### Description of the task
Leave out the pictures and repeat the rest of the material exactly.

### Collected material
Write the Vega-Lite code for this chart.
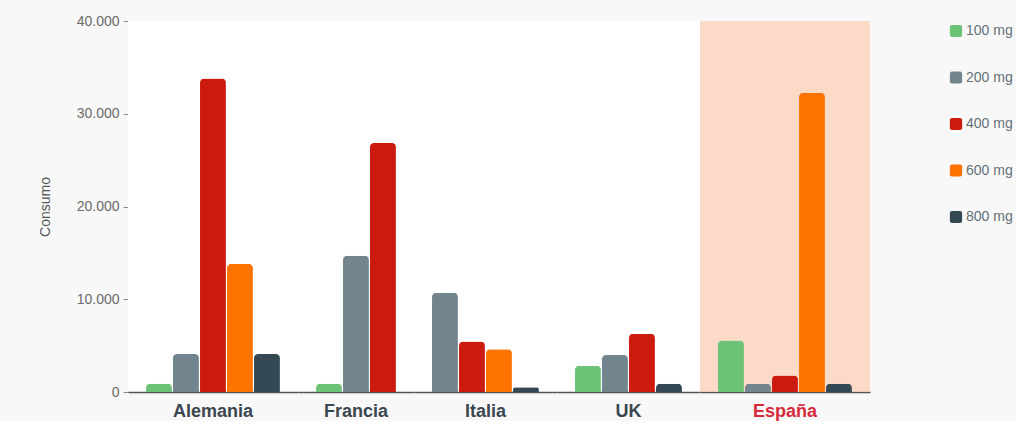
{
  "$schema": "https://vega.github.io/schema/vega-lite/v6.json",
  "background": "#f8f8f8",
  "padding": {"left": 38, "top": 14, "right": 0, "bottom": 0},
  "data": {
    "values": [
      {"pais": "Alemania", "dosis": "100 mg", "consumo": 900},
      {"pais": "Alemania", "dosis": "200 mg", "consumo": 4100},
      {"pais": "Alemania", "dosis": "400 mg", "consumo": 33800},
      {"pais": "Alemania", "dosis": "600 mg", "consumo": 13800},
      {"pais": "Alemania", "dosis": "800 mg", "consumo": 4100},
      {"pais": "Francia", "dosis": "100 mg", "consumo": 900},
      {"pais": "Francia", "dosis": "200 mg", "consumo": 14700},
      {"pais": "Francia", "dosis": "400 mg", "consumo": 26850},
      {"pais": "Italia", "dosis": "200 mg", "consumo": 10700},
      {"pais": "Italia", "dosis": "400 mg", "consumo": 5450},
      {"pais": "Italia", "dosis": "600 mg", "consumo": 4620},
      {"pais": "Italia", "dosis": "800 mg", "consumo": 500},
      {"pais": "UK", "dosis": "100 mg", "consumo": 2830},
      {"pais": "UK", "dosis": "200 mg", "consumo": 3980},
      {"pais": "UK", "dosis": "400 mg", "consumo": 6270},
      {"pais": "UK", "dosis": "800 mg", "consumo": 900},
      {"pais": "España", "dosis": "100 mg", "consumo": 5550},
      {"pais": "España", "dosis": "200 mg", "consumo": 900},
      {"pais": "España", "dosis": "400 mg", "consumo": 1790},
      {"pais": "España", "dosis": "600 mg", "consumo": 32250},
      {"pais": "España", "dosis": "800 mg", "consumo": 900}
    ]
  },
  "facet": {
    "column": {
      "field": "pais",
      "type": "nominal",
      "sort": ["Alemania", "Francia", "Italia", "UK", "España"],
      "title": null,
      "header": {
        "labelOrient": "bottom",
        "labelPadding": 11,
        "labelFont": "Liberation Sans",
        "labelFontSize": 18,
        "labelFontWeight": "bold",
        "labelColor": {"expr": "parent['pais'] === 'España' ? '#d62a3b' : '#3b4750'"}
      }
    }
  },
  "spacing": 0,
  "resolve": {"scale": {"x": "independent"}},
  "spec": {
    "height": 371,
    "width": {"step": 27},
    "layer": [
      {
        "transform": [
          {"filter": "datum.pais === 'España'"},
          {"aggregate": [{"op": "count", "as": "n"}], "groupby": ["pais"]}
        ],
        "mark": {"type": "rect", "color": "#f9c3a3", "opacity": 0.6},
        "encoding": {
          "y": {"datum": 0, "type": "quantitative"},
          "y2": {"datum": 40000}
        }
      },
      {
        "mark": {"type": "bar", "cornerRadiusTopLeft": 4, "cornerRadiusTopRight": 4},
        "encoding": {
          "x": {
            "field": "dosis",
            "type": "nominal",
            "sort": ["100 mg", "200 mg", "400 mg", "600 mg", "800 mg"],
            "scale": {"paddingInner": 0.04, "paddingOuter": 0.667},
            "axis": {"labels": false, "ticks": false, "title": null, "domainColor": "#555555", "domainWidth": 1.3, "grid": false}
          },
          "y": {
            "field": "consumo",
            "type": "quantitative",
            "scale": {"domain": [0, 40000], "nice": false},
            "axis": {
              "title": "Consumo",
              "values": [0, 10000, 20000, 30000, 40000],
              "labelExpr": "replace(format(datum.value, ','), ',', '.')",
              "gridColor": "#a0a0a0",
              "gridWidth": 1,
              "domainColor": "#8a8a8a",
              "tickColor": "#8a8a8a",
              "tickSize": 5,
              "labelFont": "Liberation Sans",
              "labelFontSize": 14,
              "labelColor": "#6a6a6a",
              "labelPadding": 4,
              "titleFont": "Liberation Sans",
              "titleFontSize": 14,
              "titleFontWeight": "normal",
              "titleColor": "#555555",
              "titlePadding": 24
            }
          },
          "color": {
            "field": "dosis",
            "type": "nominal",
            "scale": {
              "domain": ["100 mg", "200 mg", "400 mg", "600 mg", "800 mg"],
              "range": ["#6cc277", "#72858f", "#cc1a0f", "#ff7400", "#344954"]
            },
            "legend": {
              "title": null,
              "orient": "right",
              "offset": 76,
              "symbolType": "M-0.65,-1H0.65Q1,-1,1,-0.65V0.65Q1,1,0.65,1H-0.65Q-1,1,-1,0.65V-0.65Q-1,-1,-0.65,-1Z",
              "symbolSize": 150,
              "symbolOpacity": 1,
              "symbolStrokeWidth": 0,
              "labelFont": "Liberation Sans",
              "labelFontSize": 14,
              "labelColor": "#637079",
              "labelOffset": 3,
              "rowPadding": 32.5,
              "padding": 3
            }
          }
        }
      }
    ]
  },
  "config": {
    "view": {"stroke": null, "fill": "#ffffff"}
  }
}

### Task output
Write the Vega-Lite code for this chart.
{
  "$schema": "https://vega.github.io/schema/vega-lite/v6.json",
  "background": "#f8f8f8",
  "padding": {"left": 38, "top": 14, "right": 0, "bottom": 0},
  "data": {
    "values": [
      {"pais": "Alemania", "dosis": "100 mg", "consumo": 900},
      {"pais": "Alemania", "dosis": "200 mg", "consumo": 4100},
      {"pais": "Alemania", "dosis": "400 mg", "consumo": 33800},
      {"pais": "Alemania", "dosis": "600 mg", "consumo": 13800},
      {"pais": "Alemania", "dosis": "800 mg", "consumo": 4100},
      {"pais": "Francia", "dosis": "100 mg", "consumo": 900},
      {"pais": "Francia", "dosis": "200 mg", "consumo": 14700},
      {"pais": "Francia", "dosis": "400 mg", "consumo": 26850},
      {"pais": "Italia", "dosis": "200 mg", "consumo": 10700},
      {"pais": "Italia", "dosis": "400 mg", "consumo": 5450},
      {"pais": "Italia", "dosis": "600 mg", "consumo": 4620},
      {"pais": "Italia", "dosis": "800 mg", "consumo": 500},
      {"pais": "UK", "dosis": "100 mg", "consumo": 2830},
      {"pais": "UK", "dosis": "200 mg", "consumo": 3980},
      {"pais": "UK", "dosis": "400 mg", "consumo": 6270},
      {"pais": "UK", "dosis": "800 mg", "consumo": 900},
      {"pais": "España", "dosis": "100 mg", "consumo": 5550},
      {"pais": "España", "dosis": "200 mg", "consumo": 900},
      {"pais": "España", "dosis": "400 mg", "consumo": 1790},
      {"pais": "España", "dosis": "600 mg", "consumo": 32250},
      {"pais": "España", "dosis": "800 mg", "consumo": 900}
    ]
  },
  "facet": {
    "column": {
      "field": "pais",
      "type": "nominal",
      "sort": ["Alemania", "Francia", "Italia", "UK", "España"],
      "title": null,
      "header": {
        "labelOrient": "bottom",
        "labelPadding": 11,
        "labelFont": "Liberation Sans",
        "labelFontSize": 18,
        "labelFontWeight": "bold",
        "labelColor": {"expr": "parent['pais'] === 'España' ? '#d62a3b' : '#3b4750'"}
      }
    }
  },
  "spacing": 0,
  "resolve": {"scale": {"x": "independent"}},
  "spec": {
    "height": 371,
    "width": {"step": 27},
    "layer": [
      {
        "transform": [
          {"filter": "datum.pais === 'España'"},
          {"aggregate": [{"op": "count", "as": "n"}], "groupby": ["pais"]}
        ],
        "mark": {"type": "rect", "color": "#f9c3a3", "opacity": 0.6},
        "encoding": {
          "y": {"datum": 0, "type": "quantitative"},
          "y2": {"datum": 40000}
        }
      },
      {
        "mark": {"type": "bar", "cornerRadiusTopLeft": 4, "cornerRadiusTopRight": 4},
        "encoding": {
          "x": {
            "field": "dosis",
            "type": "nominal",
            "sort": ["100 mg", "200 mg", "400 mg", "600 mg", "800 mg"],
            "scale": {"paddingInner": 0.04, "paddingOuter": 0.667},
            "axis": {"labels": false, "ticks": false, "title": null, "domainColor": "#555555", "domainWidth": 1.3, "grid": false}
          },
          "y": {
            "field": "consumo",
            "type": "quantitative",
            "scale": {"domain": [0, 40000], "nice": false},
            "axis": {
              "title": "Consumo",
              "values": [0, 10000, 20000, 30000, 40000],
              "labelExpr": "replace(format(datum.value, ','), ',', '.')",
              "gridColor": "#a0a0a0",
              "gridWidth": 1,
              "domainColor": "#8a8a8a",
              "tickColor": "#8a8a8a",
              "tickSize": 5,
              "labelFont": "Liberation Sans",
              "labelFontSize": 14,
              "labelColor": "#6a6a6a",
              "labelPadding": 4,
              "titleFont": "Liberation Sans",
              "titleFontSize": 14,
              "titleFontWeight": "normal",
              "titleColor": "#555555",
              "titlePadding": 24
            }
          },
          "color": {
            "field": "dosis",
            "type": "nominal",
            "scale": {
              "domain": ["100 mg", "200 mg", "400 mg", "600 mg", "800 mg"],
              "range": ["#6cc277", "#72858f", "#cc1a0f", "#ff7400", "#344954"]
            },
            "legend": {
              "title": null,
              "orient": "right",
              "offset": 76,
              "symbolType": "M-0.65,-1H0.65Q1,-1,1,-0.65V0.65Q1,1,0.65,1H-0.65Q-1,1,-1,0.65V-0.65Q-1,-1,-0.65,-1Z",
              "symbolSize": 150,
              "symbolOpacity": 1,
              "symbolStrokeWidth": 0,
              "labelFont": "Liberation Sans",
              "labelFontSize": 14,
              "labelColor": "#637079",
              "labelOffset": 3,
              "rowPadding": 32.5,
              "padding": 3
            }
          }
        }
      }
    ]
  },
  "config": {
    "view": {"stroke": null, "fill": "#ffffff"}
  }
}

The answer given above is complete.